Based on the Tom Perrotta novel of the same name (Perrotta co-created the series with Damon Lindelof of Lost fame), The Leftovers picks up three years after 2 percent of the world’s population mysteriously disappears without a trace on October 14th. No dead bodies, no goodbyes, just poof, gone. The show follows the residents of the fictional small town of Mapleton, New York, as they try to grapple with this monumental and enigmatic event, known as the Departure. Some think God was rewarding the pious, some think he was punishing the sinners, some lose their faith in God altogether, but most simply get on with their lives, trying to cope with the grief, anger, and loss. And boy, does this show supply grief, anger, and loss in the boatloads. The Leftovers is dark. Not in recent memory has a show dealt with loss so candidly and unrelentingly. It is downright difficult to watch at times.

Justin Theroux plays Chief of Police Kevin Garvey as one big ball of tension. He spends most of the show looking dark and gloomy and occasionally punching picture frames and shooting dogs. He didn’t lose anyone on the 14th, but his wife joined a cult called the Guilty Remnant that plagues the town. The members wear all white, take vows of silence, and chain smoke cigarettes. It’s their way of reminding everyone that life has been irrevocably changed, that you can’t just forget something so monumental and move on. Kevin’s rebellious daughter, Jill, copes with her mother’s abandonment and the shock of the Departure by drinking and doing drugs, stalking people, and participating in debauched teenage sex parties. Kevin’s son is somewhere in Nevada, far away from his father, working for a prophet-like figure named Holy Wayne who claims he can hug the pain out of people and keeps a harem of underage Asian girls. The Garvey family is at the center of the drama, but there is a great cast of supporting characters (including Liv Tyler as Meg, a new recruit into the Guilty Remnant) whose lives intersect in interesting ways. The show raises more questions than it answers, and it draws the interest of the viewer in seeing how these stories will unfold.

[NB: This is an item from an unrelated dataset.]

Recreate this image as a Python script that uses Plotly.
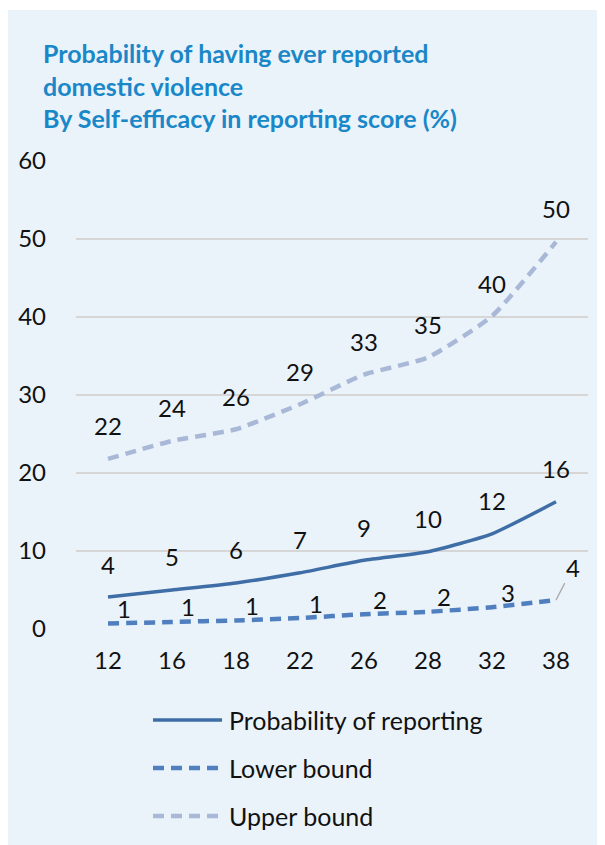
import plotly.graph_objects as go

scores = ["12", "16", "18", "22", "26", "28", "32", "38"]
probability = [4.1, 5.0, 5.9, 7.2, 8.8, 9.9, 12.2, 16.3]
lower_bound = [0.7, 0.9, 1.1, 1.4, 1.9, 2.2, 2.8, 3.7]
upper_bound = [21.8, 24.1, 25.6, 28.8, 32.6, 34.8, 40.1, 49.6]

title_lines = [
    "Probability of having ever reported",
    "domestic violence",
    "By Self-efficacy in reporting score (%)",
]

FONT = "Lato"
BG = "#EAF3FA"
TXT = "#111111"
FS = 24

fig = go.Figure()

series = [
    ("Probability of reporting", probability, "#3F6EA6", "solid", 3.5),
    ("Lower bound", lower_bound, "#4F7FBE", "11px,7px", 4.5),
    ("Upper bound", upper_bound, "#AAB8D8", "11px,7px", 4.5),
]
for name, vals, color, dash, width in series:
    fig.add_trace(go.Scatter(
        x=scores, y=vals, name=name, mode="lines", showlegend=False,
        line=dict(color=color, dash=dash, width=width, shape="spline", smoothing=0.5),
    ))

# data labels (x given as category index)
for vals in (probability, upper_bound):
    for k, v in enumerate(vals):
        fig.add_annotation(x=k, y=v, text=f"{v:.0f}", showarrow=False,
                           yshift=33, font=dict(size=FS, color=TXT, family=FONT))
for k, v in enumerate(lower_bound):
    if k == len(lower_bound) - 1:
        fig.add_annotation(x=k, y=v, text=f"{v:.0f}", showarrow=True,
                           arrowhead=0, arrowwidth=1.2, arrowcolor="#A6A6A6",
                           ax=17, ay=-33, standoff=0,
                           font=dict(size=FS, color=TXT, family=FONT))
    else:
        fig.add_annotation(x=k, y=v, text=f"{v:.0f}", showarrow=False,
                           xshift=16, yshift=15, font=dict(size=FS, color=TXT, family=FONT))

# legend below the chart, one row per series
for row, (name, vals, color, dash, width) in enumerate(series):
    ly = -(91 + 48 * row) / 469
    fig.add_shape(type="line", xref="paper", yref="paper", x0=77 / 512, x1=146 / 512,
                  y0=ly, y1=ly, line=dict(color=color, dash=dash, width=width))
    fig.add_annotation(text=name, xref="paper", yref="paper", x=151 / 512, y=ly,
                       xanchor="left", yanchor="middle", showarrow=False,
                       font=dict(size=25, color=TXT, family=FONT))

fig.add_annotation(
    text="<br>".join(title_lines), xref="paper", yref="paper",
    x=-35 / 512, y=1 + 124 / 469, xanchor="left", yanchor="top", align="left",
    showarrow=False,
    font=dict(size=25, color="#1A87C8", family=FONT, weight="bold"),
)

# thin white strip at the very top
fig.add_shape(type="rect", xref="paper", yref="paper", x0=-0.3, x1=1.1,
              y0=1 + 150 / 469, y1=1 + 155 / 469, fillcolor="white", line_width=0,
              layer="below")

fig.update_layout(
    width=597, height=837,
    margin=dict(l=68, r=17, t=152, b=216),
    paper_bgcolor=BG, plot_bgcolor=BG,
    font=dict(family=FONT, size=FS, color=TXT),
    showlegend=False,
    xaxis=dict(type="category", range=[-0.5, 7.5], showgrid=False, zeroline=False,
               showline=False, ticks="", ticklabelstandoff=15, automargin=False),
    yaxis=dict(range=[0, 60.1], dtick=10, gridcolor="#D6D6D6", gridwidth=1.5,
               zeroline=False, showline=False, ticks="", ticklabelstandoff=29,
               automargin=False),
)

fig.write_html("out.html")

All in all, the acting is very good. Theroux manages to imbue his character with a darkness but simultaneously with a humanity that makes him sympathetic. The members of the Guilty Remnant, especially Kevin’s wife Laurie (played by Amy Brenneman) have the added challenge of not talking, because their characters have taken a vow of silence. Despite this, they do a great job communicating their humanity with their body language and subtle facial expressions. Holy Wayne (played by Paterson Joseph) is as manic and delusional as one would expect a cult leader to be. In one particularly stunning performance, Christopher Eccleston plays a down-on-his-luck priest who tries to save his family’s church from being sold and remains devout in the face of overwhelming adversity.

The show’s first two episodes suffered from the breadth of its cast and felt unfocused: a broad brushstroke of nihilism and despair with little plot to hold it together. The Leftovers is beautifully shot, and strikes a perfectly melancholy tone, but tone alone is not enough. What happened on October 14th? What do people in the fictional world of The Leftovers think happened on October 14th?  Moving forward, the show needs to decide what message it’s trying to get across. What is all this grief supposed to mean? Why should viewers care?

The most recent episode gives a glimpse of the greatness the show could attain. Instead of flitting about between the countless characters, it focuses on Matt Jamison—the aforementioned priest struggling to keep his faith in a faithless world. It opens to him preaching in a nearly empty church. After the Departure, rather than flocking to faith and searching for answers in the supernatural, most people simply went on with their lives, which implies that folks there weren’t all that religious to begin with and sets up an interesting irony by showing us the mundaneness of the apocalypse in a small suburban town. Matt goes through a number of seemingly miraculous trials and tribulations that recall the biblical story of Job. However, by the end of the episode, the viewer is left with the feeling that it’s futile to search for divine meaning in things. Sometimes coincidences are just coincidences.

The whole show takes this ethos. Garvey the police chief doesn’t look for divine explanations. He simultaneously tries to hold together a society on the brink of exploding and his own family. He doesn’t look to other-worldly sources, but rather continues to find his faith in humanity. There is even some outright skepticism directed towards religious leaders with the character of Holy Wayne. Despite his seemingly supernatural ability to take away others’ pain, he abuses his position by taking advantage of young girls and ultimately goes to great and deadly lengths to keep hold of his power.

The Leftovers is a promising series that portrays a thoroughly humanist conception of the apocalypse and explores faith and nonbelief in the face of tragedy. It doesn’t rely on divinity or supernaturalism, but portrays people in search of meaning where none can be found. Similar to nontheism as a whole, it’s critical in its inquiry, offering little certainty and a lot of skepticism.

The Leftovers airs Sundays at 10pm on HBO.